A Contre courant : La voie grecque




Chaque mois, lr mrndurl Alternative libertaire reproduit l’édito de la revue alsacienne A Contre Courant (http://www.acontrecourant.org/), qui de son côté reproduit l’édito d’AL. Pour contacter ces camarades : ACC, BP 2123, 68060 Mulhouse Cedex.

Inexorablement, la crise structurelle dans laquelle se débat le capitalisme depuis quatre décennies, et dont la phase inaugurée par le krach financier lié à la diffusion des prêts subprime n’est que le dernier épisode en date, déploie sa logique. Ayant cru trouver une solution à sa crise, en initiant à l’aube des années 1980, la mise en œuvre des politiques néolibérales et la transnationalisation du capital, pour instaurer une concurrence planétaire entre capitaux et plus encore entre travailleurs, le capital n’a fait que tomber de Charybde en Scylla : s’il a su redresser son taux de profit, dont la part majeure s’en est allé gonfler la poche des actionnaires, c’est en étranglant la demande salariale. Orgie de spéculation financière d’un côté, gonflement de l’endettement privé de l’autre ont été les deux faces de la crise chronique de réalisation qui en a résulté, conduisant droit au krach des subprime.

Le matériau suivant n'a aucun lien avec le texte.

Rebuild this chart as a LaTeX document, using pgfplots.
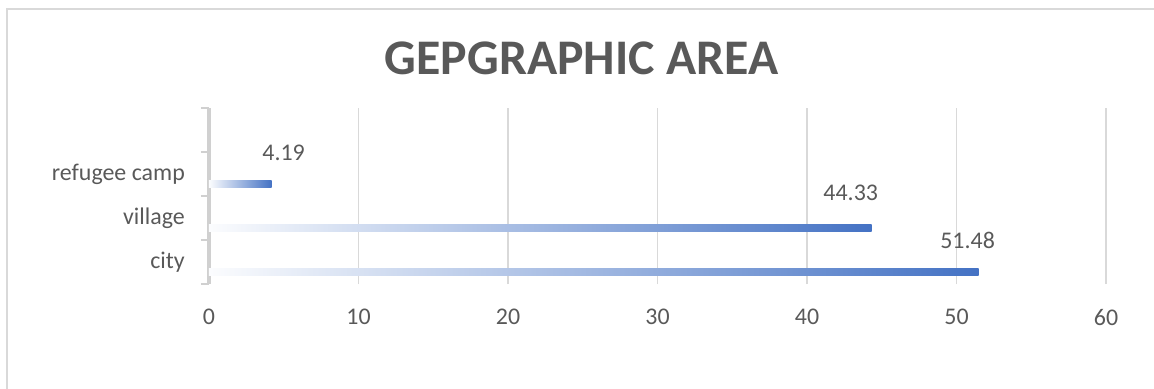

Il aura fallu l’intervention massive des États, à coup de milliers de milliards de dollars, de livres sterling, d’euros, de yen ou de yuan pour sauver alors le capital financier et le capital tout court de sa faillite. Elle aura consisté à substituer l’endettement public à l’endettement privé avec pour conséquence d’amener les gouvernants à demander à leurs citoyens de payer une deuxième fois le prix de la crise : déjà soumis à la potion amère du chômage, de la précarité et de l’austérité salariale, ils sont désormais « invités » à mettre la main à la poche en tant que contribuables tout en devant se serrer un peu plus la ceinture en tant qu’usagers des services publics et que prestataires d’un État-providence en peau de chagrin… et bien évidemment en tant que salariés, à nouveau.

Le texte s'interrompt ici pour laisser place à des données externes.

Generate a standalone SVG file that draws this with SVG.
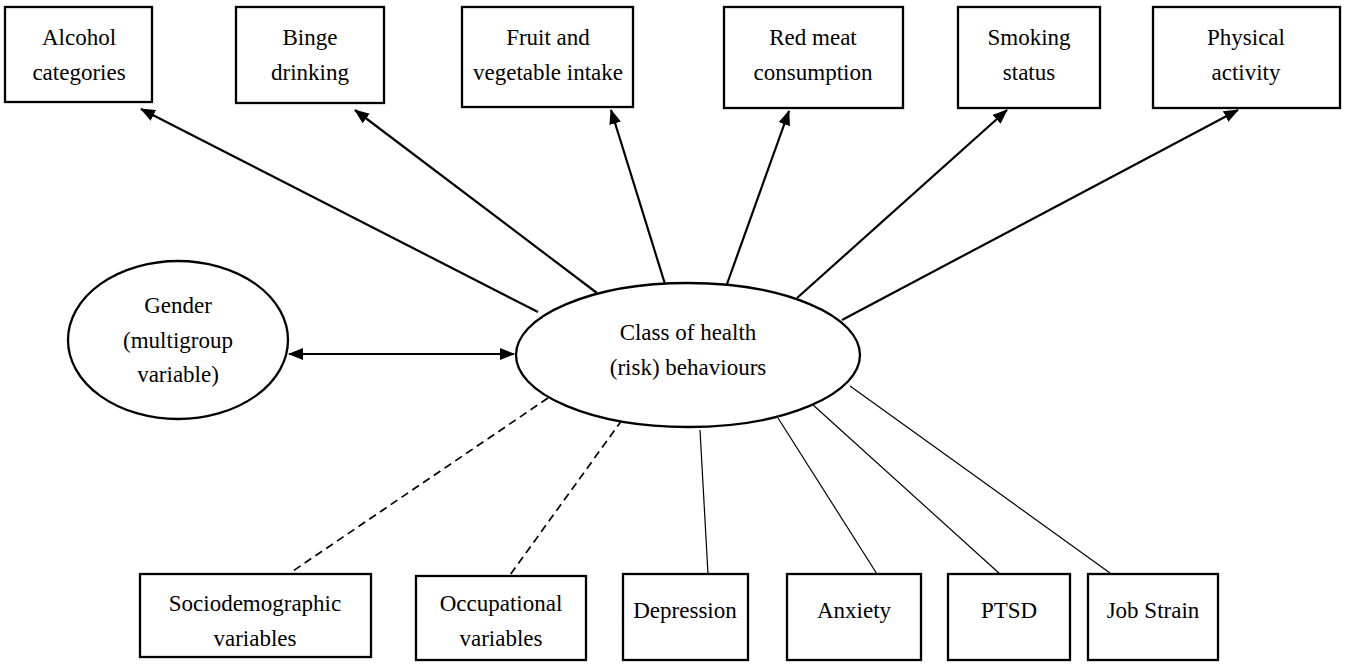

Cela dit la nature et donne la mesure de l’enjeu des mobilisations collectives qu’on a vu se développer contre de pareilles politiques en Europe au cours de ce printemps, de Londres à Lisbonne en passant par Rome et Madrid, après celle de l’automne dernier en France. Mais cela donne aussi la mesure des limites actuelles de ces mêmes mobilisations. Oscillant pour l’instant entre l’indignation morale et les objectifs catégoriels, elles ne désignent pas et elles atteignent encore moins ce qui devrait être leur cible immédiate : la dette publique qu’il s’agit de récuser purement et simplement comme illégitime.

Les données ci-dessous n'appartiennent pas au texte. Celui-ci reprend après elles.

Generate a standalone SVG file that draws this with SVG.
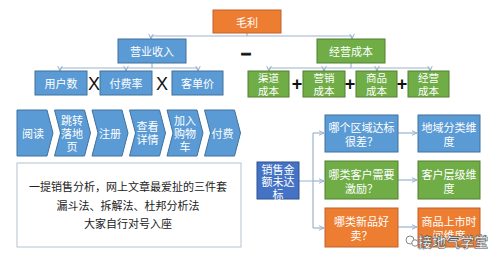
<svg xmlns="http://www.w3.org/2000/svg" width="498" height="261" viewBox="0 0 498 261">
<defs>
<marker id="ah" viewBox="0 0 6 6" refX="5.5" refY="3" markerWidth="6" markerHeight="6" markerUnits="userSpaceOnUse" orient="auto">
<path d="M0,0.5 L5.5,3 L0,5.5" fill="none" stroke="#9DB3CC" stroke-width="1"/>
</marker>
<style>
.t{font-family:"Noto Sans CJK SC","Noto Sans",sans-serif;font-size:11px;fill:#fff;text-anchor:middle;dominant-baseline:central}
.s{font-size:10.5px}
.k{font-family:"Noto Sans CJK SC","Noto Sans",sans-serif;font-size:11px;fill:#222;text-anchor:middle;dominant-baseline:central}
.op{font-family:"Liberation Sans",Arial,sans-serif;font-size:18px;fill:#111;text-anchor:middle;dominant-baseline:central}
.or{fill:#ED7D31;stroke:#C0622A;stroke-width:1}
.bl{fill:#5B9BD5;stroke:#41719C;stroke-width:1}
.db{fill:#4472C4;stroke:#2F528F;stroke-width:1}
.gr{fill:#70AD47;stroke:#507E32;stroke-width:1}
.ln{fill:none;stroke:#9DB3CC;stroke-width:1.2}
</style>
</defs>
<rect width="498" height="261" fill="#fff"/>

<g id="connectors">
<path class="ln" d="M247,33 V36 M151,36 H352"/>
<path class="ln" d="M151,36 V39" marker-end="url(#ah)"/>
<path class="ln" d="M352,36 V39" marker-end="url(#ah)"/>
<path class="ln" d="M152,63 V68 M60,68 H198"/>
<path class="ln" d="M60,68 V71" marker-end="url(#ah)"/>
<path class="ln" d="M126,68 V71" marker-end="url(#ah)"/>
<path class="ln" d="M198,68 V71" marker-end="url(#ah)"/>
<path class="ln" d="M351,63 V68 M269,68 H430"/>
<path class="ln" d="M269,68 V71" marker-end="url(#ah)"/>
<path class="ln" d="M324,68 V71" marker-end="url(#ah)"/>
<path class="ln" d="M377,68 V71" marker-end="url(#ah)"/>
<path class="ln" d="M430,68 V71" marker-end="url(#ah)"/>
<path class="ln" d="M299,181 H313 M313,133 V228"/>
<path class="ln" d="M313,133 H324" marker-end="url(#ah)"/>
<path class="ln" d="M313,181 H324" marker-end="url(#ah)"/>
<path class="ln" d="M313,228 H324" marker-end="url(#ah)"/>
<path class="ln" d="M398,133 H417" marker-end="url(#ah)"/>
<path class="ln" d="M398,180 H417" marker-end="url(#ah)"/>
<path class="ln" d="M398,227 H417" marker-end="url(#ah)"/>
</g>

<g id="maoli"><rect class="or" x="213" y="10" width="68" height="23"/><text class="t" x="247" y="21.5">毛利</text></g>
<g id="yingye"><rect class="bl" x="118" y="39" width="68" height="24"/><text class="t" x="152" y="51">营业收入</text></g>
<g id="jingying"><rect class="gr" x="317" y="39" width="68" height="24"/><text class="t" x="351" y="51">经营成本</text></g>
<text class="op" x="246" y="52.5" font-weight="bold" font-size="19" stroke="#111" stroke-width="0.9">–</text>

<g id="yonghu"><rect class="bl" x="35" y="71" width="52" height="24"/><text class="t" x="61" y="83">用户数</text></g>
<g id="fufei"><rect class="bl" x="100" y="71" width="52" height="24"/><text class="t" x="126" y="83">付费率</text></g>
<g id="kedan"><rect class="bl" x="172" y="71" width="51" height="24"/><text class="t" x="197.5" y="83">客单价</text></g>
<text class="op" x="94" y="84">X</text>
<text class="op" x="162" y="84">X</text>

<g id="qudao"><rect class="gr" x="248" y="71" width="41" height="26"/><text class="t s" x="268.5" y="77.5">渠道</text><text class="t s" x="268.5" y="90">成本</text></g>
<g id="yingxiao"><rect class="gr" x="303" y="71" width="42" height="26"/><text class="t s" x="324" y="77.5">营销</text><text class="t s" x="324" y="90">成本</text></g>
<g id="shangpin"><rect class="gr" x="356" y="71" width="41" height="26"/><text class="t s" x="376.5" y="77.5">商品</text><text class="t s" x="376.5" y="90">成本</text></g>
<g id="jingying2"><rect class="gr" x="408" y="71" width="41" height="26"/><text class="t s" x="428.5" y="77.5">经营</text><text class="t s" x="428.5" y="90">成本</text></g>
<text class="op" x="297" y="84" font-weight="bold">+</text>
<text class="op" x="350" y="84" font-weight="bold">+</text>
<text class="op" x="402" y="84" font-weight="bold">+</text>

<g id="yuedu"><path class="bl" d="M17,110 H47 L53,133 L47,156 H17 Z"/><text class="t" x="33" y="133">阅读</text></g>
<g id="tiaozhuan"><path class="bl" d="M54.5,110 H84.5 L90.5,133 L84.5,156 H54.5 L60.5,133 Z"/><text class="t" x="72" y="119.5">跳转</text><text class="t" x="72" y="132.5">落地</text><text class="t" x="72" y="145.5">页</text></g>
<g id="zhuce"><path class="bl" d="M92,110 H122 L128,133 L122,156 H92 L98,133 Z"/><text class="t" x="110" y="133">注册</text></g>
<g id="chakan"><path class="bl" d="M129.5,110 H159.5 L165.5,133 L159.5,156 H129.5 L135.5,133 Z"/><text class="t" x="147.5" y="126">查看</text><text class="t" x="147.5" y="139">详情</text></g>
<g id="jiaru"><path class="bl" d="M167,110 H197 L203,133 L197,156 H167 L173,133 Z"/><text class="t" x="185" y="119.5">加入</text><text class="t" x="185" y="132.5">购物</text><text class="t" x="185" y="145.5">车</text></g>
<g id="fufei2"><path class="bl" d="M204.5,110 H234.5 L240.5,133 L234.5,156 H204.5 L210.5,133 Z"/><text class="t" x="222.5" y="133">付费</text></g>

<g id="note"><rect x="17" y="163" width="224" height="84" fill="#fff" stroke="#B4C2D0" stroke-width="1"/>
<text class="k" x="128" y="186">一提销售分析，网上文章最爱扯的三件套</text>
<text class="k" x="128" y="205">漏斗法、拆解法、杜邦分析法</text>
<text class="k" x="128" y="223">大家自行对号入座</text></g>

<g id="xiaoshou"><rect class="db" x="257" y="162" width="42" height="37"/><text class="t" x="278" y="168.5" font-size="12">销售金</text><text class="t" x="278" y="181" font-size="12">额未达</text><text class="t" x="278" y="193.5" font-size="12">标</text></g>

<g id="quyu"><rect class="bl" x="325" y="115" width="73" height="37"/><text class="t" x="361.5" y="127">哪个区域达标</text><text class="t" x="361.5" y="141">很差？</text></g>
<g id="diyu"><rect class="bl" x="418" y="115" width="62" height="37"/><text class="t" x="449" y="127">地域分类维</text><text class="t" x="449" y="141">度</text></g>
<g id="kehu"><rect class="gr" x="325" y="161" width="73" height="38"/><text class="t" x="361.5" y="173.5">哪类客户需要</text><text class="t" x="361.5" y="187.5">激励？</text></g>
<g id="cengji"><rect class="gr" x="418" y="161" width="62" height="38"/><text class="t" x="449" y="173.5">客户层级维</text><text class="t" x="449" y="187.5">度</text></g>
<g id="xinpin"><rect class="or" x="325" y="208" width="73" height="39"/><text class="t" x="361.5" y="221">哪类新品好</text><text class="t" x="361.5" y="235">卖？</text></g>
<g id="shangshi"><rect class="or" x="418" y="208" width="62" height="39"/><text class="t" x="449" y="221">商品上市时</text><text class="t" x="449" y="235">间维度</text></g>

<g id="watermark">
<circle cx="410" cy="240" r="4" fill="#fff" stroke="#888" stroke-width="1"/>
<circle cx="415" cy="243" r="3.2" fill="#fff" stroke="#888" stroke-width="1"/>
<text x="453" y="241" font-family="'Noto Sans CJK SC',sans-serif" font-size="14" font-weight="bold" fill="#fff" stroke="#555" stroke-width="0.6" text-anchor="middle" dominant-baseline="central">接地气学堂</text>
</g>
</svg>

Il n’est guère pour l’instant qu’en Grèce que des voix se sont fait entendre, au niveau d’un mouvement de masse, pour exiger une telle récusation, en joignant d’ailleurs le geste à la parole, en installant progressivement le pays dans un état de contestation permanent du gouvernement Papandreou, mêlant discussions publiques, grèves générales, manifestations de rue, non paiement des services publics, réquisitions de biens de première nécessité, etc. Bien moins médiatisée que l’occupation bon enfant de la Puerta del Sol, l’agitation sociale grecque indique la voie selon laquelle doit se réaliser la « démocratie réelle » exigée par la première : celle d’une réappropriation collective des biens publics et des moyens sociaux de production qui ne peut faire l’économie d’un affrontement avec la classe dominante et son appareil d’État.